_OBJECTIVE:_ Output the data word for word, dropping every image.

* Begin DATASET EXTRACT *

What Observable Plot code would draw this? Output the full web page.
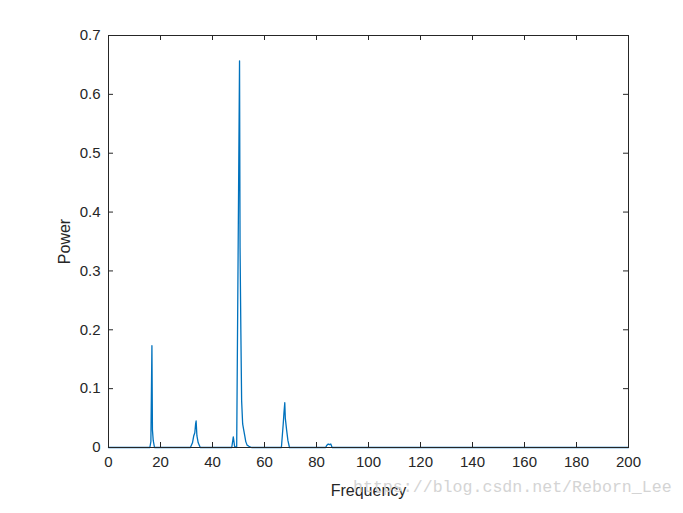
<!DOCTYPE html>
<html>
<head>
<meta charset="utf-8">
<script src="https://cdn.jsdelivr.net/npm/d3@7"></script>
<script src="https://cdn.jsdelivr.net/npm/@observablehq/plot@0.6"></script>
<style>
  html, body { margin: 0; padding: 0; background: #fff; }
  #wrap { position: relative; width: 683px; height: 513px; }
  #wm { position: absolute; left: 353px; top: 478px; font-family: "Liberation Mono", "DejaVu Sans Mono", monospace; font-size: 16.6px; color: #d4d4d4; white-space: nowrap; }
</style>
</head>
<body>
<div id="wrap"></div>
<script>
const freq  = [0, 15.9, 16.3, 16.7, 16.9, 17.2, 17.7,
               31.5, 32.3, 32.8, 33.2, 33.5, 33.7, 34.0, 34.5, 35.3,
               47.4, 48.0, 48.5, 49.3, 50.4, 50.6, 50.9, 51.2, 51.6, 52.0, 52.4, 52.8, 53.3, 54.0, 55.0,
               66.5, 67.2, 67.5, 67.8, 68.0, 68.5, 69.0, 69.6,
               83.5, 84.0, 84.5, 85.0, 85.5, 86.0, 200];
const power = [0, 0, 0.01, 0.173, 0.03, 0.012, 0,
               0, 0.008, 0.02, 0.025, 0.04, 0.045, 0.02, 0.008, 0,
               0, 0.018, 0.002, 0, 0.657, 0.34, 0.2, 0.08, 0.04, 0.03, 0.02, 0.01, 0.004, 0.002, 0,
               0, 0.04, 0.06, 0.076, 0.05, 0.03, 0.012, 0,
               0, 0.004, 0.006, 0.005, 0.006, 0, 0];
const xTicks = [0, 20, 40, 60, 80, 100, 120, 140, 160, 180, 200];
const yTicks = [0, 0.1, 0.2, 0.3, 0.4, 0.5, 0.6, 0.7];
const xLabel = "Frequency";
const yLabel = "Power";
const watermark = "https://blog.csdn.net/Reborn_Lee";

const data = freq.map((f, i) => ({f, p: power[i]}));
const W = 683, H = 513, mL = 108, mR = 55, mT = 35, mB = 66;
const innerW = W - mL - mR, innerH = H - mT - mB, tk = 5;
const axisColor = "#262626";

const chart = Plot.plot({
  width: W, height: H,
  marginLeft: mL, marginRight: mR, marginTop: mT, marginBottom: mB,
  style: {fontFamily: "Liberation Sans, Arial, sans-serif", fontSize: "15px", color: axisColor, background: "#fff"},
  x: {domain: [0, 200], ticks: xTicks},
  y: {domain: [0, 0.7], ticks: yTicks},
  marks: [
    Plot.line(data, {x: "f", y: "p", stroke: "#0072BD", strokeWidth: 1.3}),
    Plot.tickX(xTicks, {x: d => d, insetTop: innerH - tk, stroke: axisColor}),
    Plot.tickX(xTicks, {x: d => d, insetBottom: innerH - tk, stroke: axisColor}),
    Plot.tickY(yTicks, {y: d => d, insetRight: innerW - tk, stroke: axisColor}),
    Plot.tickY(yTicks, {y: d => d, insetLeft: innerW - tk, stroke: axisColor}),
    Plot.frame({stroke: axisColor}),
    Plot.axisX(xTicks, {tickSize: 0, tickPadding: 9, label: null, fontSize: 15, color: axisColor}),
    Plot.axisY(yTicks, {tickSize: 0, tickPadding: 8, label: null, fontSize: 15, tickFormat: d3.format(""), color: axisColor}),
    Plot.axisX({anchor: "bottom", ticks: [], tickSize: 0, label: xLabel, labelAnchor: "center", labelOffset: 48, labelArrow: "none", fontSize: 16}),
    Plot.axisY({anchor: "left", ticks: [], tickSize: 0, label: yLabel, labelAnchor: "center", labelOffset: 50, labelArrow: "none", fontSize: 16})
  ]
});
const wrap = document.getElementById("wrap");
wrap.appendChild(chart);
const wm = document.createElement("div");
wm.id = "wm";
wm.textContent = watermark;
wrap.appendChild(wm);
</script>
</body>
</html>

* End DATASET EXTRACT *

_CORRECT ANSWER:_
What Observable Plot code would draw this? Output the full web page.
<!DOCTYPE html>
<html>
<head>
<meta charset="utf-8">
<script src="https://cdn.jsdelivr.net/npm/d3@7"></script>
<script src="https://cdn.jsdelivr.net/npm/@observablehq/plot@0.6"></script>
<style>
  html, body { margin: 0; padding: 0; background: #fff; }
  #wrap { position: relative; width: 683px; height: 513px; }
  #wm { position: absolute; left: 353px; top: 478px; font-family: "Liberation Mono", "DejaVu Sans Mono", monospace; font-size: 16.6px; color: #d4d4d4; white-space: nowrap; }
</style>
</head>
<body>
<div id="wrap"></div>
<script>
const freq  = [0, 15.9, 16.3, 16.7, 16.9, 17.2, 17.7,
               31.5, 32.3, 32.8, 33.2, 33.5, 33.7, 34.0, 34.5, 35.3,
               47.4, 48.0, 48.5, 49.3, 50.4, 50.6, 50.9, 51.2, 51.6, 52.0, 52.4, 52.8, 53.3, 54.0, 55.0,
               66.5, 67.2, 67.5, 67.8, 68.0, 68.5, 69.0, 69.6,
               83.5, 84.0, 84.5, 85.0, 85.5, 86.0, 200];
const power = [0, 0, 0.01, 0.173, 0.03, 0.012, 0,
               0, 0.008, 0.02, 0.025, 0.04, 0.045, 0.02, 0.008, 0,
               0, 0.018, 0.002, 0, 0.657, 0.34, 0.2, 0.08, 0.04, 0.03, 0.02, 0.01, 0.004, 0.002, 0,
               0, 0.04, 0.06, 0.076, 0.05, 0.03, 0.012, 0,
               0, 0.004, 0.006, 0.005, 0.006, 0, 0];
const xTicks = [0, 20, 40, 60, 80, 100, 120, 140, 160, 180, 200];
const yTicks = [0, 0.1, 0.2, 0.3, 0.4, 0.5, 0.6, 0.7];
const xLabel = "Frequency";
const yLabel = "Power";
const watermark = "https://blog.csdn.net/Reborn_Lee";

const data = freq.map((f, i) => ({f, p: power[i]}));
const W = 683, H = 513, mL = 108, mR = 55, mT = 35, mB = 66;
const innerW = W - mL - mR, innerH = H - mT - mB, tk = 5;
const axisColor = "#262626";

const chart = Plot.plot({
  width: W, height: H,
  marginLeft: mL, marginRight: mR, marginTop: mT, marginBottom: mB,
  style: {fontFamily: "Liberation Sans, Arial, sans-serif", fontSize: "15px", color: axisColor, background: "#fff"},
  x: {domain: [0, 200], ticks: xTicks},
  y: {domain: [0, 0.7], ticks: yTicks},
  marks: [
    Plot.line(data, {x: "f", y: "p", stroke: "#0072BD", strokeWidth: 1.3}),
    Plot.tickX(xTicks, {x: d => d, insetTop: innerH - tk, stroke: axisColor}),
    Plot.tickX(xTicks, {x: d => d, insetBottom: innerH - tk, stroke: axisColor}),
    Plot.tickY(yTicks, {y: d => d, insetRight: innerW - tk, stroke: axisColor}),
    Plot.tickY(yTicks, {y: d => d, insetLeft: innerW - tk, stroke: axisColor}),
    Plot.frame({stroke: axisColor}),
    Plot.axisX(xTicks, {tickSize: 0, tickPadding: 9, label: null, fontSize: 15, color: axisColor}),
    Plot.axisY(yTicks, {tickSize: 0, tickPadding: 8, label: null, fontSize: 15, tickFormat: d3.format(""), color: axisColor}),
    Plot.axisX({anchor: "bottom", ticks: [], tickSize: 0, label: xLabel, labelAnchor: "center", labelOffset: 48, labelArrow: "none", fontSize: 16}),
    Plot.axisY({anchor: "left", ticks: [], tickSize: 0, label: yLabel, labelAnchor: "center", labelOffset: 50, labelArrow: "none", fontSize: 16})
  ]
});
const wrap = document.getElementById("wrap");
wrap.appendChild(chart);
const wm = document.createElement("div");
wm.id = "wm";
wm.textContent = watermark;
wrap.appendChild(wm);
</script>
</body>
</html>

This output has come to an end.